Find the string "this" in the data, then copy every line where it is found.

───── Information shown ─────

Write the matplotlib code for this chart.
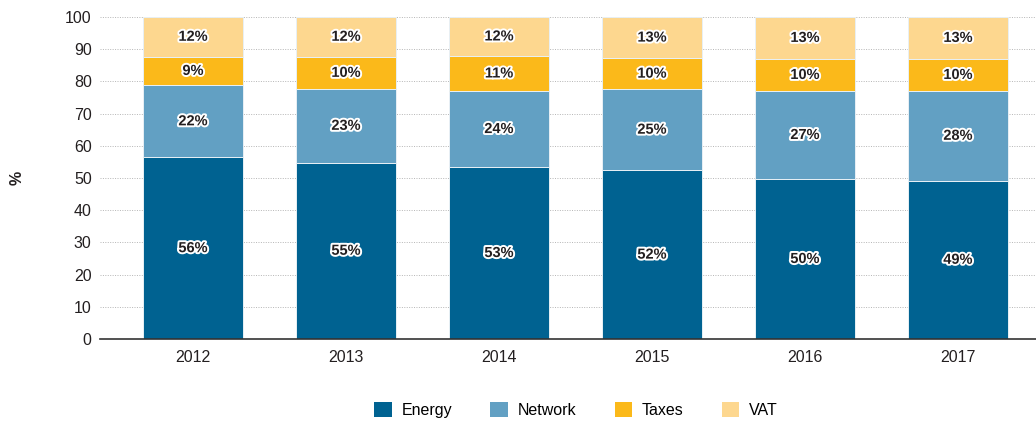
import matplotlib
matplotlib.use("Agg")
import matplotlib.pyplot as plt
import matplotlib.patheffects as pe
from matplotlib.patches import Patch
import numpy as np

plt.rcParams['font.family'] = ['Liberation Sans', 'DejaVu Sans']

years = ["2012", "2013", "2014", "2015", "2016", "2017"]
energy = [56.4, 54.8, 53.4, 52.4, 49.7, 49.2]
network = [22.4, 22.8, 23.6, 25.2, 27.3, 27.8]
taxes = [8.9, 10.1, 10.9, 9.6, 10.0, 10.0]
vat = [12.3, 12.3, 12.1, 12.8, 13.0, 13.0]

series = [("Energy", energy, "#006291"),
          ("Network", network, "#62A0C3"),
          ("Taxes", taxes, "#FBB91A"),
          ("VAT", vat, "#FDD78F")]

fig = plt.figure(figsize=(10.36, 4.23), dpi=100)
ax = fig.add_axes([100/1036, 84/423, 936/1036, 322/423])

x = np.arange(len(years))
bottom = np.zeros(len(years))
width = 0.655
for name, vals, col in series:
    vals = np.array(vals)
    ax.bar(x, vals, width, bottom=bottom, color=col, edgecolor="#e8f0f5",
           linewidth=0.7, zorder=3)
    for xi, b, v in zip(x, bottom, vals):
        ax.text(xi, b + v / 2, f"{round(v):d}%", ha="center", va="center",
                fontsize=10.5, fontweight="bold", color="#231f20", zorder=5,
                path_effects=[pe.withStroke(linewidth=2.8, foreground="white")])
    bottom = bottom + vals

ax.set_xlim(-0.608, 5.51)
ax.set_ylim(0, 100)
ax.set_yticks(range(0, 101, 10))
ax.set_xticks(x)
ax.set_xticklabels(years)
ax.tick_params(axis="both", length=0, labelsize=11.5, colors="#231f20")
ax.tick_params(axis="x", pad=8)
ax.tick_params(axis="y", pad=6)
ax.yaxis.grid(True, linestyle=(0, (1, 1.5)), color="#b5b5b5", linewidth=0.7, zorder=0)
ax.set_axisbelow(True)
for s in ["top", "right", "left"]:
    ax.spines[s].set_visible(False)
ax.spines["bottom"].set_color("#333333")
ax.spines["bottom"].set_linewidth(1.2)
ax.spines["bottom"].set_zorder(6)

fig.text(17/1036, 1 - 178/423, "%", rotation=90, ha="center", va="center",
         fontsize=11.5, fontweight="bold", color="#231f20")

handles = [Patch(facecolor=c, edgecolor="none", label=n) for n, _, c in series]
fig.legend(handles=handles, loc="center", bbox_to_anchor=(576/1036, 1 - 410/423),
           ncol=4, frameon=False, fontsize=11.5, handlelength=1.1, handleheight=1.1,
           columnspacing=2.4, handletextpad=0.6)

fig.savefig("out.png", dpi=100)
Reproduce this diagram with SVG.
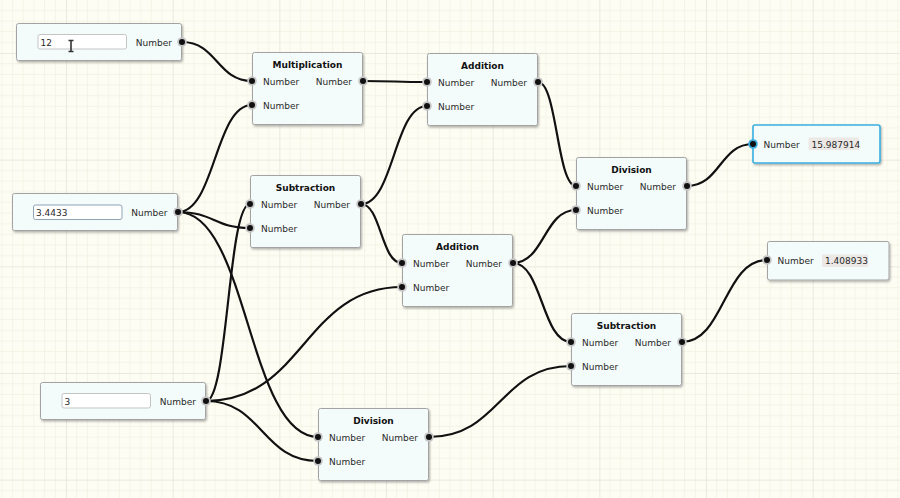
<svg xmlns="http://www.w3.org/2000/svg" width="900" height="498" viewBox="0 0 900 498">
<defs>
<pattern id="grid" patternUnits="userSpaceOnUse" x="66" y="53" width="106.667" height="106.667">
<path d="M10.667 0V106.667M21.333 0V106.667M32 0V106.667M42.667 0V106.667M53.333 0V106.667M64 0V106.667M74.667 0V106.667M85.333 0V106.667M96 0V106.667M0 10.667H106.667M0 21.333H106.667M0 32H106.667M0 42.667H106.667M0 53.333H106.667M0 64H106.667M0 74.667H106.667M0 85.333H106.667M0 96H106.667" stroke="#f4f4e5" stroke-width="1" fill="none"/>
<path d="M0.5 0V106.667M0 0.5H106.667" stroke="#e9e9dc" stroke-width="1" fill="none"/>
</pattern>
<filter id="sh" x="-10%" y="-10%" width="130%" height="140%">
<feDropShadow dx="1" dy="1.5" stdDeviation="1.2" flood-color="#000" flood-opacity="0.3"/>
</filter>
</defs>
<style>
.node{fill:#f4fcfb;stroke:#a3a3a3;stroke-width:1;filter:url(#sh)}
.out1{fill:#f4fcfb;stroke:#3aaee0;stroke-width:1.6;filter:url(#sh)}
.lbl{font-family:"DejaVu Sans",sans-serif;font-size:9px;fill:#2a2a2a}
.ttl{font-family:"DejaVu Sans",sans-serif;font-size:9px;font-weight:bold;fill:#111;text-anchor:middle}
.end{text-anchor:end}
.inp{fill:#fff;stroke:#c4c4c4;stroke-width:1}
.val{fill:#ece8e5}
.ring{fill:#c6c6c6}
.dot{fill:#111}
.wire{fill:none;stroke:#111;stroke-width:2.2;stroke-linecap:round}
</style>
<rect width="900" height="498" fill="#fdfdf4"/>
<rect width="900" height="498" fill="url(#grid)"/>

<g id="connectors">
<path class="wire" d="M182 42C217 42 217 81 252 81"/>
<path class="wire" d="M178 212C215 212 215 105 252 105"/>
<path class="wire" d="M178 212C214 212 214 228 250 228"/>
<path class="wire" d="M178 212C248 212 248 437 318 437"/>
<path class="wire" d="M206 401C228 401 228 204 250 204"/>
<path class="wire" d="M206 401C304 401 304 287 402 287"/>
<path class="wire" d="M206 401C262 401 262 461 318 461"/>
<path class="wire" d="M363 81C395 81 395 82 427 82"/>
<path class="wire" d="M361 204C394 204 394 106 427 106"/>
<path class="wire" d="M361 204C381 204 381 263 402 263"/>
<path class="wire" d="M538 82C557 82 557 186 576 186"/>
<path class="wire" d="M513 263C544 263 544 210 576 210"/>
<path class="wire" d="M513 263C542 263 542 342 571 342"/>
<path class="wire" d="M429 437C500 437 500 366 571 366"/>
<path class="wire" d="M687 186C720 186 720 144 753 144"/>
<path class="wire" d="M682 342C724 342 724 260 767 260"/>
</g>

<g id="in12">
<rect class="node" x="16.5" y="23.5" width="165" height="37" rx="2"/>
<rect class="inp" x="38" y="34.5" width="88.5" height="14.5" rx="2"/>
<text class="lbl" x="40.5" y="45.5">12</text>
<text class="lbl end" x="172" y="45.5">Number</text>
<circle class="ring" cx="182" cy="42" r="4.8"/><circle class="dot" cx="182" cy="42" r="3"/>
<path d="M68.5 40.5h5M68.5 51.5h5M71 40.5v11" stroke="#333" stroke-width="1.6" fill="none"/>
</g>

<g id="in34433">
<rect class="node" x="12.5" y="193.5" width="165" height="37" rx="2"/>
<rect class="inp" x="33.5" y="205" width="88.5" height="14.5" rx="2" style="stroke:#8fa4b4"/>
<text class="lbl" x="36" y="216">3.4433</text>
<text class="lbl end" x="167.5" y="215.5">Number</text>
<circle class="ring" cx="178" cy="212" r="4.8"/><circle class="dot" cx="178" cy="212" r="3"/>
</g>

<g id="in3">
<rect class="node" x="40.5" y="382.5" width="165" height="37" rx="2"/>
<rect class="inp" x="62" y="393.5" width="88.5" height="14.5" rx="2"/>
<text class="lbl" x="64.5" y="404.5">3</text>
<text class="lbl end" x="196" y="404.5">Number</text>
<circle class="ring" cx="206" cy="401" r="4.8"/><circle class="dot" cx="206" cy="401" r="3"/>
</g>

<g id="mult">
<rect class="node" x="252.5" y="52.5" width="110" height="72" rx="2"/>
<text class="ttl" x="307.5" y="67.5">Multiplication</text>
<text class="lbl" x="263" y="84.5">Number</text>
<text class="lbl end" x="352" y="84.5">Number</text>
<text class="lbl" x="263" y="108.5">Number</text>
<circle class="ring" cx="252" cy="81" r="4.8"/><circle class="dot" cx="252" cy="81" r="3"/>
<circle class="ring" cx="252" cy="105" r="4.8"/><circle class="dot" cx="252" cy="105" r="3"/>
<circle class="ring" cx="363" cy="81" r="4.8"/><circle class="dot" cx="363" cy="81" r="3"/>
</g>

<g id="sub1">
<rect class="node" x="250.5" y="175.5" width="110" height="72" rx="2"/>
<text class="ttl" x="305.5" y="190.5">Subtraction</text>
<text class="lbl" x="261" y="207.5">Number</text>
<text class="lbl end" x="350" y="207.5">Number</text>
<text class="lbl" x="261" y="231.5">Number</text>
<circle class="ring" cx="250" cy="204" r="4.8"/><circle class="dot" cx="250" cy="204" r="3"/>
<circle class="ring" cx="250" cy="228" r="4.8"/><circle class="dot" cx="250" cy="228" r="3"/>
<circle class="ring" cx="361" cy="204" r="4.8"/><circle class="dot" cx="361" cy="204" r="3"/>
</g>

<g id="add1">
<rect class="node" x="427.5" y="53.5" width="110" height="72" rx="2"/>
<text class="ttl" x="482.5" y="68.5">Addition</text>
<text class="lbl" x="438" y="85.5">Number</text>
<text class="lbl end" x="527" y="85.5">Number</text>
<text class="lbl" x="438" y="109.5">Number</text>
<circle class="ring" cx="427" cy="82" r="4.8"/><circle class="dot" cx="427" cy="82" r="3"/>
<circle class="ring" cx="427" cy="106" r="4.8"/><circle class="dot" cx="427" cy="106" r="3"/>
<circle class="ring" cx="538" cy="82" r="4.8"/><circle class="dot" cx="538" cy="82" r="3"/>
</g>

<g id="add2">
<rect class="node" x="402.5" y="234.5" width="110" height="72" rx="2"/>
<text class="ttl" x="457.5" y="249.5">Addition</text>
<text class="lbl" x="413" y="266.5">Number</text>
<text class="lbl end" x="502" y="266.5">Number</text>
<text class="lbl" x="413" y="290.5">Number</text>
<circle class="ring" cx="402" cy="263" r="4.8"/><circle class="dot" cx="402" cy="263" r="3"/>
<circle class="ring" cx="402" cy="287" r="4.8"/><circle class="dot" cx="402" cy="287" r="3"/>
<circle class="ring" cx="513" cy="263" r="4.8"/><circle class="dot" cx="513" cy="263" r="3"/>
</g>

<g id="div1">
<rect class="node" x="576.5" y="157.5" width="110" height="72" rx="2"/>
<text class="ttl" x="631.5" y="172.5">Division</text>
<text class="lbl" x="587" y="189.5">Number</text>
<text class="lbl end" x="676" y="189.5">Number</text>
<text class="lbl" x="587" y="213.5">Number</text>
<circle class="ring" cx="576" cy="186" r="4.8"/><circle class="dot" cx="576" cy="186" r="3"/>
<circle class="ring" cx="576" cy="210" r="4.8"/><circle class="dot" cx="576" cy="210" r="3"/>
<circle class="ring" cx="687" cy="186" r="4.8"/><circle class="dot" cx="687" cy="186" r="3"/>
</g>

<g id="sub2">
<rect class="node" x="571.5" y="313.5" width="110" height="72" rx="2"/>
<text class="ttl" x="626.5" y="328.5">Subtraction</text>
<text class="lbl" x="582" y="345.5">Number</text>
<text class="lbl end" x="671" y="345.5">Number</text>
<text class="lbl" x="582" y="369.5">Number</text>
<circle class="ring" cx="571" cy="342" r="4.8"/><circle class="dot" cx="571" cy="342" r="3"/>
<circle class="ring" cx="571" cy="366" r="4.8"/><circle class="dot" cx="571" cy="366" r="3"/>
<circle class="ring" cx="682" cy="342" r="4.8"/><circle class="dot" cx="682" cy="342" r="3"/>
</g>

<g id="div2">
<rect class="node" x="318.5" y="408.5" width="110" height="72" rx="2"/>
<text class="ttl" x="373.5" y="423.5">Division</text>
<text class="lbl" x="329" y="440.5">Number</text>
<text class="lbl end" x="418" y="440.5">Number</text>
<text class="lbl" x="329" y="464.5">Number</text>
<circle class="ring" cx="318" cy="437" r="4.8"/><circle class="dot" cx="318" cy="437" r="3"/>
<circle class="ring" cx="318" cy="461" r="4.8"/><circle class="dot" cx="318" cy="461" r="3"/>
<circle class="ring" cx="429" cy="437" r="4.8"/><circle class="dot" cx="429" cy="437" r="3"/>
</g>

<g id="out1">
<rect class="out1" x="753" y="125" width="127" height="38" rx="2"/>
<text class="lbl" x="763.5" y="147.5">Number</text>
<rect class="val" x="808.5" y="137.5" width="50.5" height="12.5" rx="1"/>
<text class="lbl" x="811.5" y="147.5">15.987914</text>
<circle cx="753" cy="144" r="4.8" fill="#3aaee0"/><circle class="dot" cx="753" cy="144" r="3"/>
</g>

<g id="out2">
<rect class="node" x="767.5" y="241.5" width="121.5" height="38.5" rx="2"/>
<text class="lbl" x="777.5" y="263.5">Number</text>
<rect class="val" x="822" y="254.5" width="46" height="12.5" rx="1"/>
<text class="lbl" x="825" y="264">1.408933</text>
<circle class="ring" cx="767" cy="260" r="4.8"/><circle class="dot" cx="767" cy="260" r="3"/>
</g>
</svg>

─────

- **Exercise solution**
Write the matplotlib code for this chart.
Reproduce this diagram with SVG.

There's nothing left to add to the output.